Тут я не склонен к самобичеванию. Что получилось, то получилось. Мы были маленькими и наивными, мы были слабо информированы, как и большинство молодых людей нашего поколения в эпоху этого позднего советского строя. Если и есть какая-то в этом доля нашей вины, то по сравнению с теми, кто с бодуна подписывал бумажки в Беловежской пуще, то она примерно как вина комара, укусившего Христа, по сравнению с виной тех, кто вбивал в него гвозди.
ДР:
А как Вам сентенция о том, что поэт в России больше, чем поэт?ИК:
Эти сентенции, знаете, примерно из той области, как в 8-м классе мальчишки меряются, у кого писька длиннее. Я считаю, что эти сентенции — дурновкусие определенное, оттого что наша культура очень любит пользоваться штампами. Все культуры этим грешат, но у нас, русских, какое-то болезненное пристрастие к пословицам, к разным издревле устоявшимся журналистским метафорам и штампам, которые повторяются совершенно бездумно.Я думаю, что поэт, все-таки, это не существо номер один в обществе. Художникам надо быть поскромнее и понимать, что они лишь зеркало или фотоаппарат, который снимает только то, что уже существует. И фразы, которые через них идут очень часто идут откуда-то свыше, а не из них самих. Когда художники присваивают себе какие-то особые полномочия и права в связи с этим, то мне кажется, что это дурновкусие.
Меня, например, начинает «ломать» вот от чего. Один депутат сейчас предъявляет мне претензии и в Живом Журнале у него появляются сообщения: «Да как ты смеешь наезжать на гениального поэта». Меня от этого коробит и съеживает. Я как раз в данном случае против Чуева ничего не имею. Он имеет право наезжать на меня; я имею право наезжать на него. Причем здесь какие-то стихи, которые я когда-то писал? Мне кажется, что это очень неприятная сторона. Всех надо судить одной меркой, если уж на то пошло. Не думаю, что мои стихи дают мне какую-то автономию или специальную защиту.
Также, кстати, как не думаю, что на меня это роняет и какую-то особую вину. В конце концов, если прислушаться, если вспомнить, что мы писали… Ну возьмем такое, считающееся самым политическим произведение — «Скованные одной цепью»… Ну и что? Неправда, да? Где в этом тексте содержатся слова, что давайте мы будем отнимать у людей квартиры под ипотеки, заставлять всех работать за гроши на международные корпорации, которые будут выкачивать нефть? Там описывается реальная ситуация, в которую вошел позднебрежневский и постбрежневский режим, который сам уже заврался и жил капиталистическими ценностями, изображая из себя что-то коммунистическое. В песне содержится описание определенной безысходности, которая тогда была и выход из этой безысходности — «правый, левый…»
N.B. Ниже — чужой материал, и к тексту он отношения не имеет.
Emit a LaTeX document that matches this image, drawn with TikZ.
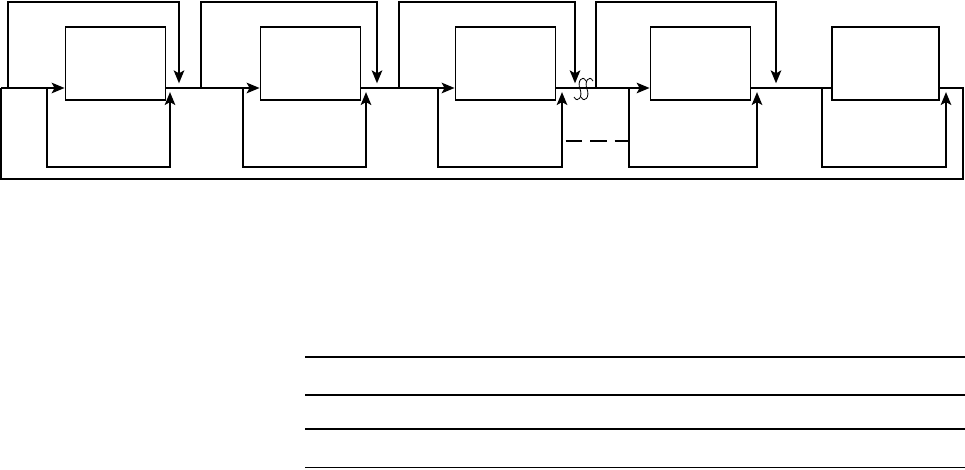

Так что я не чувствую угрызений совести. Угрызения совести могут быть за свое поведение политическое, за то, что я был недостаточно активен, недостаточно работал на поле публицистики, пытаясь объяснить свои мысли в каком-то другом формате, менее абстрактном, чем поэтический. Я потерял много лет на рок-н-ролл в тот момент, когда он умер, как действующая сила сопротивления. Вот за это, возможно, испытываю угрызения совести, да. А за то, что писал? Почти ни за что.
ДР:
В конце 1980-х миллионы, десятки миллионов людей, ненавидящих Совок — это сейчас они вдруг стали говорить, как хорошо было при Совке, а ведь тогда все его ненавидели — и я его ненавидел, и Вы его, наверное, ненавидели — находили для себя олицетворение своих смутных мыслей в основном в Ваших текстах и в текстах Цоя из группы «Кино».ИК:
В отличии от многих представителей моего поколения, когда мне говорят о том, как хорошо там было, я говорю: «не хочу туда обратно». Я потерял среди своих друзей, наверное, 80 % своего поколения и предпочитаю дружить либо с людьми много старше, либо много моложе, именно в силу этой мерзкой ностальгии по портвейну, подъезду и колбасе. Мое отношение к тому режиму не изменилось ничуть. Да, из-за его гибели возникли какие-то огромные человеческие страдания, исторические издержки… Ну а как он — режим — мог жить?